_Your goal:_
Omit pictures and quote the listing below line by line, from its start through the line that holds "const FREQ_STEP = 1;".

:::

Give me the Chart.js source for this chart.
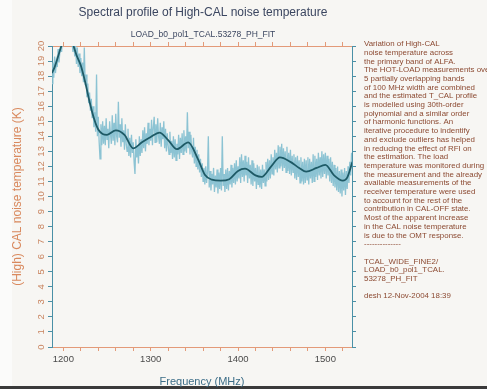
<!DOCTYPE html>
<html>
<head>
<meta charset="utf-8">
<script src="https://cdn.jsdelivr.net/npm/chart.js@4"></script>
<style>
  html, body { margin: 0; padding: 0; background: #f7f6f3; }
  canvas { display: block; }
</style>
</head>
<body>
<canvas id="chart" width="487" height="389"></canvas>
<script>
/* High-CAL noise temperature spectrum with harmonic fit */

// -------------------------
// Data
// -------------------------
const FREQ_MIN = 1187;
const FREQ_MAX = 1530.5;
const FREQ_START = 1187;      // first channel (MHz)
const FREQ_STEP = 1;          // channel spacing (MHz)

// measured T_CAL per channel (K), 1187..1530 MHz
const measuredTemp = [
  17.5, 18.9, 17.9, 19.3, 18.2, 19.0, 18.6, 19.8, 18.9, 19.6,
  20.1, 19.6, 20.7, 20.3, 21.2, 20.5, 20.9, 21.4, 20.6, 21.0,
  21.3, 20.4, 20.9, 20.2, 19.6, 20.4, 19.3, 20.1, 18.8, 19.9,
  18.6, 19.5, 18.2, 19.2, 18.0, 18.9, 17.6, 19.9, 17.4, 18.1,
  16.6, 17.5, 16.2, 16.9, 15.7, 16.5, 15.2, 16.0, 14.6, 15.6,
  14.3, 18.1, 14.0, 15.3, 13.6, 12.5, 14.8, 13.4, 15.0, 13.5,
  14.7, 13.4, 15.2, 13.8, 14.5, 13.2, 15.0, 14.1, 13.5, 15.4,
  13.7, 14.9, 13.4, 15.5, 14.0, 13.6, 16.3, 13.9, 14.8, 13.3,
  15.2, 13.6, 14.4, 13.1, 14.8, 13.5, 13.0, 14.5, 12.7, 13.9,
  12.6, 14.1, 12.9, 13.6, 12.3, 11.5, 13.8, 12.6, 13.4, 12.2,
  14.0, 12.7, 13.8, 12.9, 14.4, 13.2, 14.6, 13.0, 14.2, 13.5,
  14.9, 13.4, 14.5, 13.7, 15.1, 13.4, 14.6, 15.3, 13.6, 14.8,
  13.6, 15.2, 14.0, 13.5, 14.9, 13.3, 14.6, 13.8, 15.0, 13.2,
  14.5, 13.0, 14.2, 13.4, 12.8, 14.3, 12.9, 13.7, 12.5, 14.0,
  12.6, 13.8, 12.4, 13.5, 12.8, 14.1, 12.5, 13.9, 12.9, 14.2,
  12.8, 14.4, 13.0, 14.0, 12.9, 15.6, 13.2, 14.3, 12.8, 14.1,
  13.0, 12.6, 13.9, 12.2, 13.3, 12.0, 13.1, 11.8, 12.8, 11.6,
  12.5, 11.3, 12.2, 11.0, 11.9, 10.8, 12.0, 10.9, 11.6, 14.0,
  10.6, 11.7, 10.4, 11.5, 10.8, 11.9, 10.3, 11.4, 10.6, 11.8,
  10.2, 11.6, 10.5, 11.9, 10.4, 14.0, 10.7, 11.5, 10.3, 11.8,
  10.5, 11.9, 10.4, 11.7, 10.8, 12.1, 10.6, 11.9, 10.9, 12.2,
  10.8, 12.4, 11.0, 12.0, 11.2, 12.6, 10.9, 12.8, 11.3, 12.4,
  11.0, 12.7, 11.4, 12.3, 10.9, 12.6, 11.2, 12.1, 10.8, 12.4,
  10.7, 12.2, 11.0, 11.9, 10.5, 12.1, 10.8, 12.0, 10.6, 11.8,
  10.5, 12.1, 10.9, 11.8, 10.7, 12.3, 11.0, 12.5, 11.1, 12.4,
  11.2, 12.8, 11.5, 12.6, 11.4, 13.1, 11.8, 12.9, 11.6, 13.4,
  11.9, 13.3, 12.0, 13.5, 11.7, 13.2, 11.9, 13.0, 11.6, 13.3,
  11.7, 12.9, 11.5, 13.1, 11.4, 12.7, 11.6, 12.8, 11.2, 12.6,
  11.1, 12.7, 11.3, 12.4, 10.9, 12.6, 11.0, 12.3, 10.8, 12.5,
  10.9, 12.4, 11.1, 12.6, 10.8, 12.5, 11.2, 12.3, 10.9, 12.8,
  11.0, 12.7, 11.3, 12.5, 11.1, 12.9, 11.4, 12.6, 11.2, 13.0,
  11.3, 12.8, 11.5, 12.9, 11.2, 12.7, 11.4, 12.5, 11.0, 12.6,
  10.9, 12.3, 10.7, 12.1, 10.6, 11.9, 10.4, 12.0, 10.3, 11.7,
  10.2, 11.8, 10.0, 11.6, 10.4, 11.9, 10.1, 11.7, 10.5, 12.0,
  10.9, 12.3, 11.4, 12.9
];

// fitted profile (polynomial + harmonic model)
const fitFreq = [1187, 1190, 1195, 1200, 1205, 1210, 1215, 1220, 1225, 1230, 1235, 1240, 1245,
  1250, 1260, 1270, 1280, 1290, 1300, 1310, 1320, 1330, 1343, 1354, 1362, 1370, 1380, 1390,
  1400, 1408, 1420, 1427, 1438, 1448, 1460, 1470, 1478, 1490, 1500, 1510, 1520, 1525, 1531];
const fitTemp = [18.2, 18.6, 19.5, 20.4, 21.0, 20.3, 19.4, 18.7, 17.6, 16.3, 15.2, 14.45, 14.15,
  14.1, 14.4, 14.1, 13.2, 13.6, 13.95, 14.25, 13.75, 13.15, 13.6, 12.5, 11.45, 11.12, 11.05, 11.15,
  11.7, 11.85, 11.4, 11.3, 12.0, 12.6, 12.3, 11.9, 11.65, 11.9, 12.1, 11.4, 11.05, 11.25, 12.3];

const freqLabels = [1200, 1300, 1400, 1500];
const tempTicks = [0, 1, 2, 3, 4, 5, 6, 7, 8, 9, 10, 11, 12, 13, 14, 15, 16, 17, 18, 19, 20];

const notes = [
  "Variation of High-CAL",
  "noise temperature across",
  "the primary band of ALFA.",
  "The HOT-LOAD measurements over",
  "5 partially overlapping bands",
  "of 100 MHz width are combined",
  "and the estimated T_CAL profile",
  "is modelled using 30th-order",
  "polynomial and a similar order",
  "of harmonic functions. An",
  "iterative procedure to indentify",
  "and exclude outliers has helped",
  "in reducing the effect of RFI on",
  "the estimation. The load",
  "temperature was monitored during",
  "the measurement and the already",
  "available measurements of the",
  "receiver temperature were used",
  "to account for the rest of the",
  "contribution in CAL-OFF state.",
  "Most of the apparent increase",
  "in the CAL noise temperature",
  "is due to the OMT response.",
  "--------------",
  "",
  "TCAL_WIDE_FINE2/",
  "LOAD_b0_pol1_TCAL.",
  "53278_PH_FIT",
  "",
  "desh 12-Nov-2004 18:39"
];

// -------------------------
// Colours / fonts
// -------------------------
const BG = "#f7f6f3";
const AXIS_H = "#e39a78";
const AXIS_V = "#4a90a6";
const FONT = "'Liberation Sans', Arial, sans-serif";

const measuredPoints = measuredTemp.map((t, i) => ({ x: FREQ_START + i * FREQ_STEP, y: t }));
const fitPoints = fitFreq.map((f, i) => ({ x: f, y: fitTemp[i] }));

// minor ticks every 20 MHz
function freqMinorTicks(scale) {
  const out = [];
  for (let f = 1200; f <= FREQ_MAX; f += 20) out.push({ value: f });
  scale.ticks = out;
}
function tempTickList(scale) {
  scale.ticks = tempTicks.map(v => ({ value: v }));
}

// -------------------------
// Plugins
// -------------------------
const backdrop = {
  id: "backdrop",
  beforeDraw(chart) {
    const { ctx, width, height } = chart;
    ctx.save();
    ctx.fillStyle = BG;
    ctx.fillRect(0, 0, width, height);
    ctx.fillStyle = "#fbfbfa";
    ctx.fillRect(0, 0, 12, height - 3);
    ctx.fillStyle = "#3a3a3a";
    ctx.fillRect(0, height - 3, width, 3);
    ctx.restore();
  }
};

const annotations = {
  id: "annotations",
  afterDraw(chart) {
    const { ctx } = chart;
    ctx.save();
    ctx.textBaseline = "middle";

    ctx.textAlign = "center";
    ctx.fillStyle = "#3b4660";
    ctx.font = `12px ${FONT}`;
    ctx.fillText("Spectral profile of High-CAL noise temperature", 203, 13);
    ctx.font = `8.5px ${FONT}`;
    ctx.fillText("LOAD_b0_pol1_TCAL.53278_PH_FIT", 203, 35);

    ctx.textAlign = "left";
    ctx.fillStyle = "#8c4a32";
    ctx.font = `7.9px ${FONT}`;
    notes.forEach((line, i) => {
      if (line) ctx.fillText(line, 364, 44 + i * 8.7);
    });
    ctx.restore();
  }
};

// -------------------------
// Chart
// -------------------------
new Chart(document.getElementById("chart"), {
  type: "line",
  data: {
    datasets: [
      {
        label: "measured",
        data: measuredPoints,
        borderColor: "#8cc3d3",
        borderWidth: 1.3,
        pointRadius: 0,
        tension: 0,
        order: 2
      },
      {
        label: "fit",
        data: fitPoints,
        borderColor: "#1e5a66",
        borderWidth: 1.8,
        pointRadius: 0,
        cubicInterpolationMode: "monotone",
        order: 1
      }
    ]
  },
  options: {
    responsive: false,
    devicePixelRatio: 1,
    animation: false,
    layout: { padding: { left: 0, top: 46, right: 135, bottom: 0 } },
    plugins: {
      legend: { display: false },
      tooltip: { enabled: false },
      title: { display: false }
    },
    scales: {
      x: {
        type: "linear",
        position: "bottom",
        min: FREQ_MIN,
        max: FREQ_MAX,
        afterBuildTicks: freqMinorTicks,
        afterFit: s => { s.height = 42; },
        ticks: {
          autoSkip: false,
          maxRotation: 0,
          padding: 3,
          color: "#4a4a4a",
          font: { family: FONT, size: 9.5 },
          callback: v => freqLabels.includes(v) ? String(v) : ""
        },
        grid: { drawOnChartArea: false, tickLength: 4, color: AXIS_H },
        border: { color: AXIS_H, width: 1 },
        title: {
          display: true,
          text: "Frequency (MHz)",
          color: "#3d6e88",
          font: { family: FONT, size: 11 },
          padding: { top: 0, bottom: 0 }
        }
      },
      x2: {
        type: "linear",
        axis: "x",
        position: "top",
        min: FREQ_MIN,
        max: FREQ_MAX,
        afterBuildTicks: freqMinorTicks,
        afterFit: s => { s.height = 0; },
        ticks: { display: false },
        grid: { drawOnChartArea: false, tickLength: 4, color: AXIS_H },
        border: { color: AXIS_H, width: 1 }
      },
      y: {
        type: "linear",
        position: "left",
        min: 0,
        max: 20,
        afterBuildTicks: tempTickList,
        afterFit: s => { s.width = 52; },
        ticks: {
          autoSkip: false,
          minRotation: 90,
          maxRotation: 90,
          crossAlign: "center",
          padding: 1,
          color: "#c8835e",
          font: { family: FONT, size: 9.5 }
        },
        grid: { drawOnChartArea: false, tickLength: 4, color: AXIS_V },
        border: { color: AXIS_V, width: 1 },
        title: {
          display: true,
          text: "(High) CAL noise temperature (K)",
          color: "#d9895e",
          font: { family: FONT, size: 12 },
          padding: { top: 10, bottom: 0 }
        }
      },
      y2: {
        type: "linear",
        axis: "y",
        position: "right",
        min: 0,
        max: 20,
        afterBuildTicks: tempTickList,
        afterFit: s => { s.width = 0; },
        ticks: { display: false },
        grid: { drawOnChartArea: false, tickLength: 4, color: AXIS_V },
        border: { color: AXIS_V, width: 1 }
      }
    }
  },
  plugins: [backdrop, annotations]
});
</script>
</body>
</html>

:::

_Response:_
Give me the Chart.js source for this chart.
<!DOCTYPE html>
<html>
<head>
<meta charset="utf-8">
<script src="https://cdn.jsdelivr.net/npm/chart.js@4"></script>
<style>
  html, body { margin: 0; padding: 0; background: #f7f6f3; }
  canvas { display: block; }
</style>
</head>
<body>
<canvas id="chart" width="487" height="389"></canvas>
<script>
/* High-CAL noise temperature spectrum with harmonic fit */

// -------------------------
// Data
// -------------------------
const FREQ_MIN = 1187;
const FREQ_MAX = 1530.5;
const FREQ_START = 1187;      // first channel (MHz)
const FREQ_STEP = 1;          // channel spacing (MHz)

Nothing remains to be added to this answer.